** Begin **

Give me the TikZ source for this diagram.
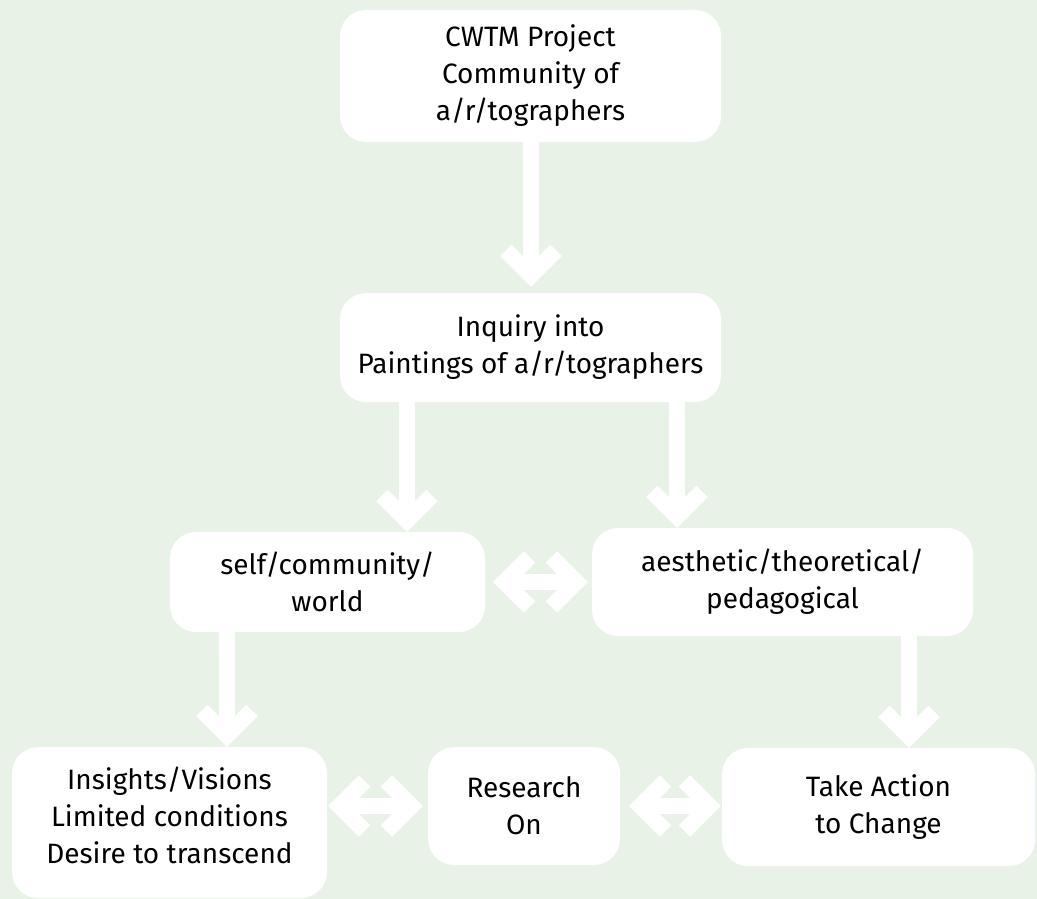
\documentclass[tikz,border=0pt]{standalone}
\usepackage{fontspec}
\setmainfont{Fira Sans}
\usetikzlibrary{arrows.meta}
\definecolor{paper}{RGB}{232,242,230}

\begin{document}
\begin{tikzpicture}[x=1pt, y=-1pt,
    box/.style={fill=white, rounded corners=26pt, align=center, inner sep=0pt,
        font=\fontsize{28}{37}\selectfont},
    flow/.style={white, line width=16pt, -{Straight Barb[length=25pt, width=50pt]}},
    both/.style={flow, {Straight Barb[length=25pt, width=50pt]}-{Straight Barb[length=25pt, width=50pt]}}]
    \fill[paper] (0,0) rectangle (1037,899);
    % Boxes
    \node[box, minimum width=381pt, minimum height=132pt] (proj) at (530.5,76) {CWTM Project\\Community of\\a/r/tographers};
    \node[box, minimum width=381pt, minimum height=109pt] (inq) at (530.5,347.5) {Inquiry into\\Paintings of a/r/tographers};
    \node[box, minimum width=315pt, minimum height=100pt] (self) at (327.5,582) {self/community/\\world};
    \node[box, minimum width=381pt, minimum height=108pt] (aest) at (782.5,582) {aesthetic/theoretical/\\pedagogical};
    \node[box, minimum width=315pt, minimum height=151pt] (ins) at (169.5,822.5) {Insights/Visions\\Limited conditions\\Desire to transcend\\[-23pt]};
    \node[box, minimum width=192pt, minimum height=118pt] (res) at (524,806) {Research\\On};
    \node[box, minimum width=313pt, minimum height=118pt] (act) at (878.5,807) {Take Action\\to Change};
    % Arrows down
    \foreach \a/\b/\x/\s in {proj/inq/531/6, inq/self/407/0, inq/aest/677/0, self/ins/227/0, aest/act/909/0}
        \draw[flow, shorten >=\s pt] (\a.south -| \x,0) -- (\b.north -| \x,0);
    % Arrows both ways
    \draw[both, shorten <=8pt, shorten >=4pt] (self.east) -- (aest.west |- self.east);
    \draw[both, shorten <=1pt, shorten >=5pt] (ins.east |- res.west) -- (res.west);
    \draw[both, shorten <=9pt, shorten >=1pt] (res.east) -- (act.west |- res.east);
\end{tikzpicture}
\end{document}
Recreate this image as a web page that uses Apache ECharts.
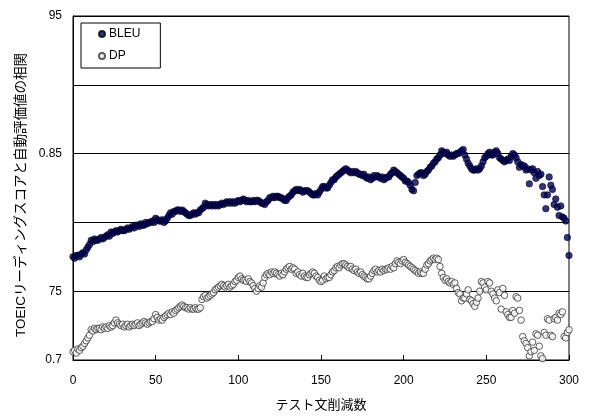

** End **

#### Problem
Every entry must be transcribed exactly. Pictures do not belong in the copy.

#### Written response
Give me the TikZ source for this diagram.
\documentclass[tikz,border=0pt]{standalone}
\usepackage{fontspec}
\setmainfont{Fira Sans}
\usetikzlibrary{arrows.meta}
\definecolor{paper}{RGB}{232,242,230}

\begin{document}
\begin{tikzpicture}[x=1pt, y=-1pt,
    box/.style={fill=white, rounded corners=26pt, align=center, inner sep=0pt,
        font=\fontsize{28}{37}\selectfont},
    flow/.style={white, line width=16pt, -{Straight Barb[length=25pt, width=50pt]}},
    both/.style={flow, {Straight Barb[length=25pt, width=50pt]}-{Straight Barb[length=25pt, width=50pt]}}]
    \fill[paper] (0,0) rectangle (1037,899);
    % Boxes
    \node[box, minimum width=381pt, minimum height=132pt] (proj) at (530.5,76) {CWTM Project\\Community of\\a/r/tographers};
    \node[box, minimum width=381pt, minimum height=109pt] (inq) at (530.5,347.5) {Inquiry into\\Paintings of a/r/tographers};
    \node[box, minimum width=315pt, minimum height=100pt] (self) at (327.5,582) {self/community/\\world};
    \node[box, minimum width=381pt, minimum height=108pt] (aest) at (782.5,582) {aesthetic/theoretical/\\pedagogical};
    \node[box, minimum width=315pt, minimum height=151pt] (ins) at (169.5,822.5) {Insights/Visions\\Limited conditions\\Desire to transcend\\[-23pt]};
    \node[box, minimum width=192pt, minimum height=118pt] (res) at (524,806) {Research\\On};
    \node[box, minimum width=313pt, minimum height=118pt] (act) at (878.5,807) {Take Action\\to Change};
    % Arrows down
    \foreach \a/\b/\x/\s in {proj/inq/531/6, inq/self/407/0, inq/aest/677/0, self/ins/227/0, aest/act/909/0}
        \draw[flow, shorten >=\s pt] (\a.south -| \x,0) -- (\b.north -| \x,0);
    % Arrows both ways
    \draw[both, shorten <=8pt, shorten >=4pt] (self.east) -- (aest.west |- self.east);
    \draw[both, shorten <=1pt, shorten >=5pt] (ins.east |- res.west) -- (res.west);
    \draw[both, shorten <=9pt, shorten >=1pt] (res.east) -- (act.west |- res.east);
\end{tikzpicture}
\end{document}
Recreate this image as a web page that uses Apache ECharts.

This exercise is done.